外貨準備高が増える仕組み -外貨準備高とは 介入〜不胎化まで

今日は外貨準備高が増える仕組みを書きたい。中国で伸びてる外貨準備高が歪みを生んでると思うんだわ、次回そっちに触れたい。今日は日本を例に解説するので、通貨は円、政府は日本国政府中央銀行は日銀だ。
まずは外貨準備高の定義というか特徴

  • 外貨準備高は主に介入(売り介入)によって増える。
  • 介入は為替マーケットに政府の中の財務省が円を売りまくる(=ドルを買いまくる)こと。
  • 外貨準備は財務省保有(日銀じゃない)している資産。と同時に借金。

というものだ。以下、外貨準備高の仕組みを流れで解説していきたい。読み終わったころには「外貨準備高の運用」というのが難しい問題だとわかるはず。

財務省による為替マーケットへの介入

日々、為替マーケットで円とドル(他通貨も)が交換されている。
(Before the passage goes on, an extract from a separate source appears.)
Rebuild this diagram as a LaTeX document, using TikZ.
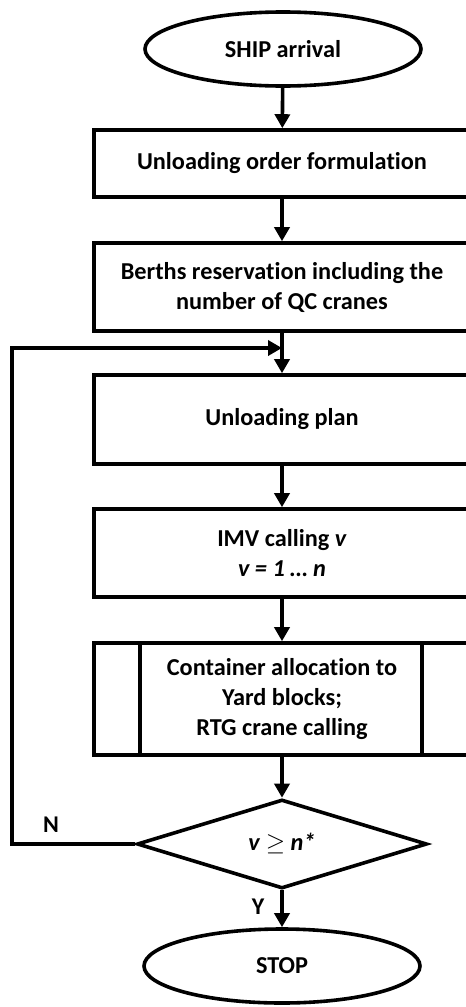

その交換レートが1ドル=ナントカ円って日々のニュースになるわけだ。ところが何らかの理由で急激に円高が起こることがある。円高というのはマーケットで円が買われて、ドルが売られると起こる。そしてこの流れが止まらなくなった時の一つの打ち手が政府による介入だ。
政府が市場の流れの逆の取引、つまりドルを買って、円を売ることで円高の歯止めをかけるのが介入だ。まず政府は円をマーケットで売る。そうすることで円高の流れを断ち切る。政府は円を売ってる訳だから当然ドルが入ってくることになる。そしてその分の円が市場にばら撒かれることになる。

資金は日銀から調達してるんですよ

さて、上の話で疑問になるのは、政府の介入するカネがどこからきてるんだろう?という話だ。答えは介入に際して財務省は「政府短期証券」という証券を刷って、日銀に引き取らせる。つまり緊急時だから国債発行して日銀に買わせてるってイメージだ。日銀はその短期証券を買う、財務省には刷りたての円が届く。財務省はこの円をマーケットで売る(ドルを買う)訳だ。
つまりまとめると財務省が証券発行、日銀が買う、財務省に円が届く、財務省がマーケットでドルを買う(円を売る)、円安になるという流れ。

不胎化も忘れちゃだめだよ

さあ、もう円高も落ち着いたし一件落着、ではない。今までの流れは日銀が新たに円を発行して、それがそのままマーケットに流されることを意味している。為替介入って1か月で数十兆円規模で行うこともあるので、世間に出まわるお金の量が多くなりインフレになってしまう恐れがあるのだ。だからこの溢れたお金をどうにかしなきゃいけない。そこで日銀の登場だ。
日銀はここで売りオペをする。ようは日銀の保有している国債をマーケットで売り*1国債を買う人は円を日銀に払う、日銀に円が入るって寸法だ。これをやるとアラ不思議、無事円が日銀に回収されて世間に出まわるお金の量は介入前と同じになる。無事インフレ懸念は解決された。この作業を不胎化と呼ぶ。蛇足だけどデフレで困った時はあえてこの作業をやらないで世間に出まわるお金を増やす方法を非不胎化という。すごいよね、二重否定かよみたいな。

外貨準備の運用方法

以上が外貨準備高の増える仕組み。で、ちょっと前に話題になってたけど「余った外貨準備高を運用しよう」って話があった。これは、今までは介入で財務省に入ってきたドルは主にアメリカ国債を買っていた(別に放置してたわけじゃなくてちゃんと「米国債で運用」していたということ)。これを米国債じゃなくてもっとリスクをとって(効率的な)投資をしようって話だ。ちなみに今の日本の外貨準備高って1兆ドルあって、そのうち6-7割(←未確認)をアメリカ国債で運用している。もちろん、そんなのアメリカ様が許さないとか、日本がアメリカ国債を売った瞬間米国債の信用がガタ落ちするとか、そもそも財務省は証券で借金してるんだから損する可能性のある投資はダメだとか、色々な問題がある。
さて、この議論は新しく1本エントリーが書けるからまた今度*2。今日は外貨準備の解説でした。
次回は中国の話を予定しています。不胎化がうまくいってないとか、2006年の1兆ドルからもう2兆ドルになってる(米国債買いまくり)こととか、すごいっすよ、この国。

*1:為替マーケットで売るわけではないので矢印を微妙なトコにしておいた。

*2:すみません、実は自分の中でまだはっきり決めてません。